Don Blankenship’s third-place finish in the West Virginia primary shows outrageousness is not enough for a successful populist candidacy. With its focus on stoking animosity toward the Beltway establishment, the Blankenship campaign resembled a left-wing caricature of middle-American populists. His attacks on Senate majority leader Mitch McConnell — whom he called a “swamp captain” and “cocaine Mitch” — veered into language that was almost certainly calculated to generate media controversy (as in the ad where he denounced McConnell for helping “China people” and getting payoffs from his “China family”).
Many pundits have compared Blankenship to President Trump, but this misses one of the core elements of Trump’s 2015–2016 primary campaign: He didn’t just say “politically incorrect” things — he also staked out policy positions (on immigration, trade, and so forth). Without those policy positions, he very likely would have been a flash in the pan.

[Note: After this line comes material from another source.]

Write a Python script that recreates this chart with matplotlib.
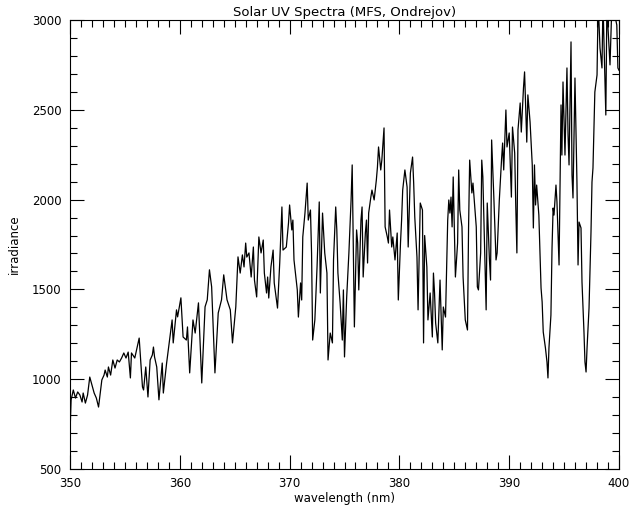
import matplotlib
matplotlib.use('Agg')
import matplotlib.pyplot as plt
from matplotlib.ticker import MultipleLocator

# wavelength (nm) and irradiance
wavelength = [
    350.0, 350.1, 350.3, 350.5, 350.7, 350.9, 351.1, 351.2, 351.4, 351.6,
    351.8, 352.0, 352.2, 352.4, 352.6, 352.9, 353.1, 353.2, 353.4, 353.5,
    353.7, 353.9, 354.1, 354.3, 354.5, 354.7, 354.9, 355.1, 355.3, 355.5,
    355.6, 355.9, 356.1, 356.3, 356.6, 356.7, 356.9, 357.1, 357.3, 357.5,
    357.6, 357.7, 357.9, 358.1, 358.4, 358.5, 358.8, 359.3, 359.4, 359.7,
    359.8, 360.1, 360.3, 360.6, 360.7, 360.9, 361.2, 361.4, 361.7, 362.0,
    362.3, 362.5, 362.7, 362.9, 363.2, 363.5, 363.8, 364.0, 364.3, 364.6,
    364.8, 365.1, 365.3, 365.5, 365.7, 365.85, 366.0, 366.1, 366.3, 366.5,
    366.7, 366.8, 367.0, 367.2, 367.4, 367.6, 367.7, 367.9, 368.0, 368.1,
    368.3, 368.5, 368.6, 368.9, 369.1, 369.3, 369.4, 369.7, 369.9, 370.0,
    370.2, 370.3, 370.4, 370.7, 370.8, 371.0, 371.1, 371.2, 371.4, 371.6,
    371.7, 371.9, 372.0, 372.1, 372.3, 372.5, 372.7, 372.8, 373.0, 373.2,
    373.4, 373.5, 373.7, 373.9, 374.0, 374.2, 374.3, 374.4, 374.6, 374.8,
    374.9, 375.0, 375.2, 375.4, 375.6, 375.7, 375.9, 376.1, 376.2, 376.3,
    376.5, 376.6, 376.7, 376.9, 377.0, 377.1, 377.2, 377.4, 377.5, 377.7,
    377.9, 378.0, 378.1, 378.3, 378.4, 378.6, 378.7, 378.9, 379.0, 379.1,
    379.3, 379.4, 379.6, 379.8, 379.9, 380.1, 380.2, 380.3, 380.5, 380.7,
    380.8, 381.0, 381.2, 381.3, 381.4, 381.6, 381.7, 381.9, 382.1, 382.2,
    382.3, 382.5, 382.6, 382.8, 383.0, 383.1, 383.2, 383.3, 383.5, 383.7,
    383.9, 384.0, 384.2, 384.4, 384.5, 384.6, 384.7, 384.8, 384.9, 385.1,
    385.3, 385.4, 385.5, 385.7, 385.8, 386.0, 386.2, 386.3, 386.4, 386.6,
    386.7, 386.9, 387.0, 387.1, 387.2, 387.4, 387.5, 387.6, 387.9, 388.0,
    388.2, 388.3, 388.4, 388.6, 388.8, 388.9, 389.1, 389.3, 389.4, 389.5,
    389.7, 389.8, 390.0, 390.2, 390.3, 390.5, 390.6, 390.7, 390.8, 391.0,
    391.1, 391.3, 391.4, 391.6, 391.7, 391.9, 392.1, 392.2, 392.3, 392.4,
    392.5, 392.7, 392.9, 393.0, 393.1, 393.3, 393.44, 393.53, 393.62, 393.8,
    393.9, 394.0, 394.08, 394.26, 394.35, 394.54, 394.72, 394.8, 394.9, 395.08,
    395.26, 395.36, 395.45, 395.63, 395.72, 395.81, 395.99, 396.17, 396.27, 396.36,
    396.54, 396.63, 396.81, 396.9, 397.0, 397.09, 397.27, 397.45, 397.54, 397.63,
    397.8, 398.0, 398.1, 398.27, 398.45, 398.54, 398.72, 398.8, 398.9, 399.0,
    399.18, 399.36, 399.54, 399.8, 399.9, 400.0,
]
irradiance = [
    700, 884, 940, 895, 929, 912, 873, 923, 867, 912,
    1012, 968, 923, 895, 845, 996, 1023, 1051, 1012, 1068,
    1023, 1107, 1062, 1107, 1096, 1118, 1146, 1118, 1151, 1007,
    1146, 1118, 1174, 1229, 957, 940, 1068, 901, 1107, 1135,
    1179, 1124, 1068, 885, 1090, 923, 1090, 1330, 1202, 1386,
    1347, 1453, 1235, 1218, 1291, 1035, 1330, 1257, 1425, 979,
    1403, 1442, 1609, 1514, 1035, 1369, 1442, 1581, 1442, 1386,
    1202, 1403, 1681, 1591, 1692, 1625, 1758, 1680, 1703, 1569,
    1736, 1552, 1458, 1792, 1703, 1775, 1591, 1480, 1569, 1452,
    1625, 1719, 1536, 1396, 1647, 1959, 1719, 1736, 1870, 1970,
    1831, 1886, 1664, 1497, 1346, 1536, 1441, 1792, 1925, 2092,
    1886, 1942, 1703, 1218, 1330, 1625, 1987, 1480, 1925, 1703,
    1591, 1107, 1257, 1202, 1664, 1959, 1831, 1591, 1425, 1218,
    1497, 1124, 1458, 1703, 1998, 2193, 1291, 1831, 1758, 1497,
    1886, 1959, 1569, 1814, 1886, 1647, 1925, 2014, 2053, 1998,
    2109, 2181, 2293, 2165, 2220, 2399, 1848, 1792, 1758, 1942,
    1736, 1792, 1664, 1814, 1441, 1758, 1886, 2053, 2165, 2070,
    1736, 2148, 2237, 2092, 1903, 1680, 1386, 1981, 1942, 1202,
    1800, 1625, 1330, 1480, 1235, 1591, 1480, 1313, 1202, 1552,
    1163, 1402, 1346, 1886, 1998, 1925, 2014, 1848, 2126, 1569,
    1758, 2165, 1942, 1848, 1569, 1330, 1274, 1848, 2220, 2037,
    2092, 1925, 1848, 1514, 1497, 1703, 2220, 2126, 1386, 1981,
    1664, 1552, 2332, 2014, 1664, 1703, 1998, 2220, 2315, 2165,
    2499, 2293, 2371, 2014, 2404, 2259, 1959, 1703, 2388, 2538,
    2376, 2621, 2711, 2320, 2583, 2432, 2193, 1842, 2193, 1970,
    2081, 1914, 1508, 1430, 1263, 1174, 1096, 1007, 1174, 1357,
    1730, 1953, 1914, 2081, 1987, 1636, 2527, 2248, 2655, 2248,
    2733, 2360, 2193, 2878, 2137, 2009, 2677, 2098, 1636, 1875,
    1842, 1541, 1263, 1096, 1040, 1174, 1396, 1820, 2098, 2176,
    2599, 2694, 3100, 2844, 2733, 3100, 2655, 2471, 3100, 2955,
    2750, 3100, 3050, 2972, 2733, 2720,
]

fig = plt.figure(figsize=(6.36, 5.08), dpi=100)
ax = fig.add_axes([70 / 636, 1 - 469 / 508, 549 / 636, 449 / 508])

ax.plot(wavelength, irradiance, color='black', linewidth=0.9)

ax.set_xlim(350, 400)
ax.set_ylim(500, 3000)
ax.xaxis.set_major_locator(MultipleLocator(10))
ax.xaxis.set_minor_locator(MultipleLocator(1))
ax.yaxis.set_major_locator(MultipleLocator(500))
ax.yaxis.set_minor_locator(MultipleLocator(100))
ax.tick_params(which='both', direction='in', top=True, right=True,
               labelsize=8.5, width=0.8)
ax.tick_params(which='major', length=10, pad=6)
ax.tick_params(which='minor', length=5)
for s in ax.spines.values():
    s.set_linewidth(0.8)

ax.set_xlabel('wavelength (nm)', fontsize=8.5, labelpad=1)
ax.set_ylabel('irradiance', fontsize=8.5, labelpad=8)
ax.set_title('Solar UV Spectra (MFS, Ondrejov)', fontsize=9.5, pad=3)

fig.savefig('out.png', dpi=100)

Blankenship didn’t even have an “issues” page on his campaign website. Blankenship turned the anti-PC rhetoric up to 11, but this was not enough to pull him over the finish line even in a three-way primary race.
Blankenship’s defeat is another reminder of the limits of a populist message focused solely on “triggering” the Left (as opposed to a populist-informed campaign that runs on issues as well as rhetoric). It’s possible that West Virginia Republicans looked to the example of Alabama in 2017 and saw that candidate quality does matter. Primal-scream politics might be good entertainment but not the best strategy for winning at the ballot box, let alone implementing a governing agenda.
The winner of the GOP primary, Patrick Morrisey, was endorsed by many players in the conservative movement, from Ted Cruz to Freedomworks PAC to National Review. Joe Manchin is a skilled campaigner, and Morrisey could have a tough race ahead of him. But, if he is to be successful, issues — not just affect — will likely play a role.